Sabtu, 16 November 2013

Catatan Dasein pada Festival Monolog Kenthut-Roedjito Solo: mesin Eksistensialis dalam Perangkap Virtual



OLEH Delvi Yandra
Penggiat Teater dan Pendongeng

Dasein [berarti ‘berada di dalam’; bahasa Jerman: da zain] merupakan suatu istilah yang sangat karib dalam karya besar filsuf Martin Heidegger (1889-1976) berjudul Being and Time.
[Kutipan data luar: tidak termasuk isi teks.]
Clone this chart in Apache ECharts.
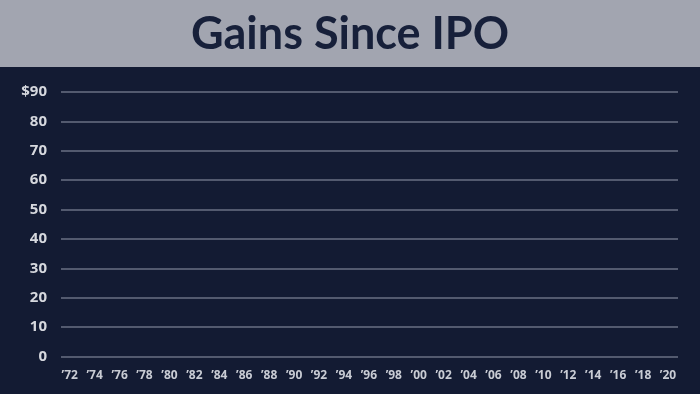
<!DOCTYPE html>
<html><head><meta charset="utf-8">
<script src="https://cdn.jsdelivr.net/npm/echarts@6/dist/echarts.min.js"></script>
<style>html,body{margin:0;padding:0;background:#131b33}#c{width:700px;height:394px}</style>
</head><body><div id="c"></div>
<script>
const titleText = 'Gains Since IPO';
const years = [1972,1974,1976,1978,1980,1982,1984,1986,1988,1990,1992,1994,1996,1998,2000,2002,2004,2006,2008,2010,2012,2014,2016,2018,2020];
const yTicks = [0,10,20,30,40,50,60,70,80,90];
const seriesValues = []; // no data plotted in the reference

const chart = echarts.init(document.getElementById('c'), null, {renderer:'canvas'});
chart.setOption({
  backgroundColor: '#131b33',
  animation: false,
  graphic: [{type:'rect', left:0, top:0, shape:{width:700, height:67}, style:{fill:'#a2a5b0'}, z:0}],
  title: {text: titleText, left:'center', top: 7,
    textStyle:{fontFamily:'Lato', fontWeight:'bold', fontSize:45, color:'#17203a'}},
  grid: {left:61, right:22, top:92, bottom:37.5, containLabel:false},
  xAxis: {type:'value', min:1971.3, max:2020.8,
    axisLine:{show:false}, axisTick:{show:false}, splitLine:{show:false},
    axisLabel:{customValues: years, color:'#c9ccd4', fontFamily:'Open Sans', fontWeight:'bold', fontSize:12, margin:13,
      formatter: v => '\u2019' + String(v).slice(2)}},
  yAxis: {type:'value', min:0, max:90, interval:10,
    axisLine:{show:false}, axisTick:{show:false},
    splitLine:{lineStyle:{color:'#6a7084', width:1.5}},
    axisLabel:{color:'#d6d8de', fontFamily:'Open Sans', fontWeight:'bold', fontSize:15, margin:14,
      formatter: v => v === 90 ? '$' + v : String(v)}},
  series: [{type:'line', data: seriesValues, showSymbol:false, lineStyle:{color:'#ffffff'}}]
});
</script></body></html>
Ia memakai istilah tersebut untuk menjelaskan kemampuan manusia dalam eksistensinya atau kemampuan ‘menetap’ dan memaknai hidupnya di dunia.
Istilah tersebut juga menjadi judul dari naskah drama yang sekaligus disutradarai oleh Bina Margantara pada rangkaian Festival Monolog ‘Kenthut-Roedjito’ di Solo, Kamis (5/7) malam lalu. Pentas tersebut dilakukan untuk mengenang dua tokoh teater: Bambang Widoyo SP (Kenthut) dan Roedjito (Mbah Jito).
Dalam pentas yang ke 29 tersebut, lewat Dasein, kelompok Teater Rumah Teduh tampil di Kelurahan Danukusuman, Kecamatan Serengan, Solo-Surakarta. Setelah sebelumnya pada Rabu (4/7) malam semua peserta melakukan upacara keprihatinan budaya di Lapangan Danukusuman Tanggul Budaya (tanggul di pinggiran sungai), bersama Butet Kertarejasa, Didik Nini Thowok, Slamet Gundono, Tony Broer, Yusril (Katil), Anastasya dan tokoh-tokoh teater lainnya. Hadir juga kelompok teater dari pelbagai kota seperti Padang, Banjarmasin, Makassar, Palu, Bali, Surabaya, Solo, Pekalongan, Jepara, Bandung, dan Jakarta. Upacara tersebut diadakan mengingat terancamnya 49 mata air apabila di Danukusuman didirikan pabrik semen oleh pemerintah.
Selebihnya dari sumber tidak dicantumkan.